*Listed entries:*
"""

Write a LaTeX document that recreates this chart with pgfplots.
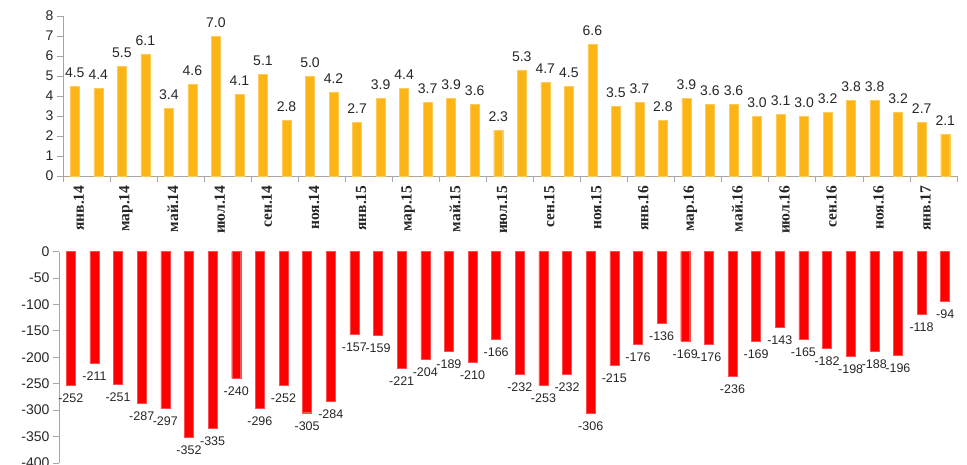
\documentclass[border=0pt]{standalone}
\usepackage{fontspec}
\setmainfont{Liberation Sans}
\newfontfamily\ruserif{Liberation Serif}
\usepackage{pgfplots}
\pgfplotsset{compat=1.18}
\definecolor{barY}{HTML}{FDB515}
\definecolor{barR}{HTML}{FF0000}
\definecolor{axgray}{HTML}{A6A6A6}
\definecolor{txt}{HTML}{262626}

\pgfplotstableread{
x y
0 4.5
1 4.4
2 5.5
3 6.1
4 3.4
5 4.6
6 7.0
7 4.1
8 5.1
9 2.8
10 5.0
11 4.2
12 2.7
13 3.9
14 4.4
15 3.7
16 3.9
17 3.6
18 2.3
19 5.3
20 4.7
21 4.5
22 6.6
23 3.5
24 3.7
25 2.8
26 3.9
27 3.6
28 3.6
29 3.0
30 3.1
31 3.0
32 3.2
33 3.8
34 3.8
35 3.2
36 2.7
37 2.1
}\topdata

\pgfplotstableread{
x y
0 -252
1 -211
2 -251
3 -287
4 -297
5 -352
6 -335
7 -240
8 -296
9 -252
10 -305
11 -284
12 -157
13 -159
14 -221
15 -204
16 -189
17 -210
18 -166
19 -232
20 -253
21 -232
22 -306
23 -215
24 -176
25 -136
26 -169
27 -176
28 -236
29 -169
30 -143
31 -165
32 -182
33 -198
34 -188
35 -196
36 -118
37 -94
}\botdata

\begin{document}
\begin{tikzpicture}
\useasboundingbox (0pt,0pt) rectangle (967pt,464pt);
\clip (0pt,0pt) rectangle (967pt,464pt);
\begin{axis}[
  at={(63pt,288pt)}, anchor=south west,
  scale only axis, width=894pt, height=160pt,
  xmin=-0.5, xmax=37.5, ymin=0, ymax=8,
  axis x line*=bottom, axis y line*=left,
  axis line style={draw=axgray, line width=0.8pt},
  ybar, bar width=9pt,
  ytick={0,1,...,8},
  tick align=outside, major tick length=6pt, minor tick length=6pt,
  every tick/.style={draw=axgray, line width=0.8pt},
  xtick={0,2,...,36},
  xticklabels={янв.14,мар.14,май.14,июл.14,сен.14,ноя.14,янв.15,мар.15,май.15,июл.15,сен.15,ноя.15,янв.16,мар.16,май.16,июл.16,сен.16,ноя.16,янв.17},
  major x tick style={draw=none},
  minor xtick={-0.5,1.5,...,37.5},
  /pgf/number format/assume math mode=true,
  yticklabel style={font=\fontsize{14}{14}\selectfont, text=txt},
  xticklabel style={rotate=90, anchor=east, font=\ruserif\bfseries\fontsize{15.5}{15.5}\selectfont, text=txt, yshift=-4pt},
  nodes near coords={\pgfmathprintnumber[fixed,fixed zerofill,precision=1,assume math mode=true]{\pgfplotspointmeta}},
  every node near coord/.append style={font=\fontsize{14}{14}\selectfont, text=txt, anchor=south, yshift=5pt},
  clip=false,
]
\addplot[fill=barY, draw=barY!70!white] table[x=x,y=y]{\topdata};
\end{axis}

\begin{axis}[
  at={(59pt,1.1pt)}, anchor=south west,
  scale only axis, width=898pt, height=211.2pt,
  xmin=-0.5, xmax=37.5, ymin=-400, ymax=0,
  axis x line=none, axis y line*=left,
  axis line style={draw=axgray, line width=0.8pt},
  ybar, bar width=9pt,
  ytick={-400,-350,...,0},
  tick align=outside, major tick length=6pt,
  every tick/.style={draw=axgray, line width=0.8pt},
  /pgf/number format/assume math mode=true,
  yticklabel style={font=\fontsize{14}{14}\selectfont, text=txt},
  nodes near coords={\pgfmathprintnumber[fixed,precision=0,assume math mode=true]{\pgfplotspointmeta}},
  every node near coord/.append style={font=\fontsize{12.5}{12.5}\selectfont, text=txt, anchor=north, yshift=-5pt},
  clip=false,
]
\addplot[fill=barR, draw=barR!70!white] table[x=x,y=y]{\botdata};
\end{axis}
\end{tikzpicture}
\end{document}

"""
"""

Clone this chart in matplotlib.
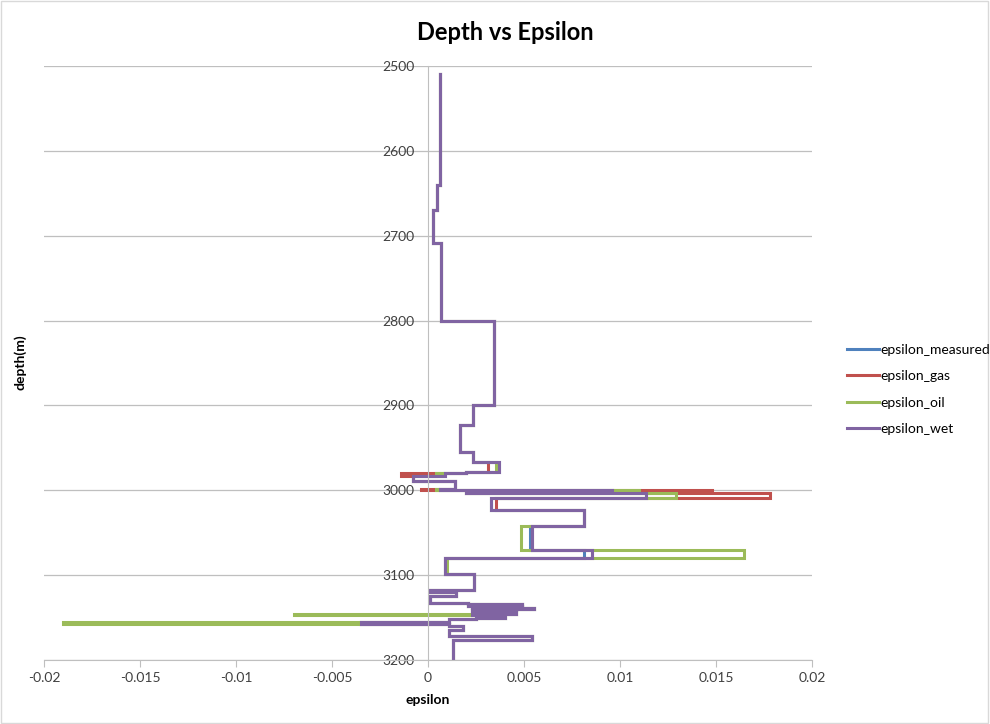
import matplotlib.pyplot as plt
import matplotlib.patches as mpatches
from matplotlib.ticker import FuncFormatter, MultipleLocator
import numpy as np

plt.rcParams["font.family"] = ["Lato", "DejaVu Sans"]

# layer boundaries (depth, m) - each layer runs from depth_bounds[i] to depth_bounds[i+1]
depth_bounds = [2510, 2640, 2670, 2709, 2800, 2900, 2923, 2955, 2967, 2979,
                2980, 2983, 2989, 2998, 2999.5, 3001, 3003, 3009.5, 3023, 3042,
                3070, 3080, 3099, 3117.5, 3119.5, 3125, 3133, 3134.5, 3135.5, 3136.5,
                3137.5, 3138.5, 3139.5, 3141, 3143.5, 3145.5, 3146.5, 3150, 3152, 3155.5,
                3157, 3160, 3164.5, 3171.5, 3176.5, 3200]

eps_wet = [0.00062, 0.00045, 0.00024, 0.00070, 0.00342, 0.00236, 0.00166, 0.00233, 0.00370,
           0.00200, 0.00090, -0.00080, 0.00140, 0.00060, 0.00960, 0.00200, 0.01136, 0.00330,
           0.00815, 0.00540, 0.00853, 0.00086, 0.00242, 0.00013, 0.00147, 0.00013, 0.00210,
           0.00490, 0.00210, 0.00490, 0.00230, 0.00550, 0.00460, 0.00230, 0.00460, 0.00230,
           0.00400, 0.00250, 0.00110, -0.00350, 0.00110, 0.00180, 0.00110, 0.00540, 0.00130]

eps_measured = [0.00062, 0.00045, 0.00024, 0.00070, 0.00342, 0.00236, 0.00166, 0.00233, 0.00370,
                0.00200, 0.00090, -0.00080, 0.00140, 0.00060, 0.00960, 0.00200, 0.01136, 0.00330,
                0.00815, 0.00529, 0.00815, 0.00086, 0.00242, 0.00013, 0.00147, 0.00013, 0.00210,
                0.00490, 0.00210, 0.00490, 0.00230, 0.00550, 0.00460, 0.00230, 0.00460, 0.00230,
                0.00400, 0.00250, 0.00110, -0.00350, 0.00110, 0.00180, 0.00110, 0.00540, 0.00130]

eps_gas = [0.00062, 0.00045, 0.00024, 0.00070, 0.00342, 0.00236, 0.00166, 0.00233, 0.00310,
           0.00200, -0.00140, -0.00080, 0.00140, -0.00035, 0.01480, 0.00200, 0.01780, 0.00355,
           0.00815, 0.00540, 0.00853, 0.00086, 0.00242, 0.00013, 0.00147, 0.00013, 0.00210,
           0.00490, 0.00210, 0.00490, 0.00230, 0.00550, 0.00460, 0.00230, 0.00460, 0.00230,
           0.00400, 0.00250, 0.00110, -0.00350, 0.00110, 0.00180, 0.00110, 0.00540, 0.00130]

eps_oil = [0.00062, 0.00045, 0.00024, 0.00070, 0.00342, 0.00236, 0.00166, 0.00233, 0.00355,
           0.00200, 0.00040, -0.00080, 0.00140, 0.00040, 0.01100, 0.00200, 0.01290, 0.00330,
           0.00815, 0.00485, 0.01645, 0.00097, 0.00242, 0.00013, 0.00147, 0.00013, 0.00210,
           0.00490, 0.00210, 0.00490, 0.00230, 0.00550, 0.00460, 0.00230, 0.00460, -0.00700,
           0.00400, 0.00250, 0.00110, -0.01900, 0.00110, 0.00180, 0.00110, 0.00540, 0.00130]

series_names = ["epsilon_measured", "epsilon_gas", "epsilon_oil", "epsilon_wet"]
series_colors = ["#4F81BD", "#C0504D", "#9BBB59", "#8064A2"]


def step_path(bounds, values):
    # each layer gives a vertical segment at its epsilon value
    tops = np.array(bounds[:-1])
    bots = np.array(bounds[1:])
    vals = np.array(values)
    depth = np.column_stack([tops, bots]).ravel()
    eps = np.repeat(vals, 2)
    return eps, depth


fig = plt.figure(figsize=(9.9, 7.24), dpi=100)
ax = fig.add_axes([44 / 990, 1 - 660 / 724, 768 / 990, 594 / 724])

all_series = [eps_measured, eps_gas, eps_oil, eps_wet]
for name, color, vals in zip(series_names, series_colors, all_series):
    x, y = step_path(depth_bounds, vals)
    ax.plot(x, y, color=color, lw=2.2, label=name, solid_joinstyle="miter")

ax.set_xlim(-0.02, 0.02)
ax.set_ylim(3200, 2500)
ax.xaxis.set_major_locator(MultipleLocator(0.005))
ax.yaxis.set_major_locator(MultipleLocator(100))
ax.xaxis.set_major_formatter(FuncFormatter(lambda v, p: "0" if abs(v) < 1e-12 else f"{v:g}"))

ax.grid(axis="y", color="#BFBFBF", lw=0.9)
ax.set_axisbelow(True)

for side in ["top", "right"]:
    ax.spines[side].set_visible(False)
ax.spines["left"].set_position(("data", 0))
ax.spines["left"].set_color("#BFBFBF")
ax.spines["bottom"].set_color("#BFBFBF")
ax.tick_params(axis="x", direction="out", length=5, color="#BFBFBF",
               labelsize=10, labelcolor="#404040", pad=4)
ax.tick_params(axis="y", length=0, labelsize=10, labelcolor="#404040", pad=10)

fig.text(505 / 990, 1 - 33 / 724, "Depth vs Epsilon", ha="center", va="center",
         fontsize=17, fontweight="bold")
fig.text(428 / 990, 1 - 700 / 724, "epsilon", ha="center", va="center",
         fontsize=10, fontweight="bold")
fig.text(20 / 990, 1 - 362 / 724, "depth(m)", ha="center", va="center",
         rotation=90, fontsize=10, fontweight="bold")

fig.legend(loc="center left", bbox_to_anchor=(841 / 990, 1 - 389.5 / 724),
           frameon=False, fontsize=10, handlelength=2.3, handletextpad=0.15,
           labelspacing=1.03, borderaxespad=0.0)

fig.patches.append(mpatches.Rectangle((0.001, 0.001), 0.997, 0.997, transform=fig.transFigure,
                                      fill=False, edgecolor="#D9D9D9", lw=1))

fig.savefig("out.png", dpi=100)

"""

*Task:*
Above are the entries; count how many of their lines contain the word "matplotlib" and give only that number.

*Answer to this task:*
4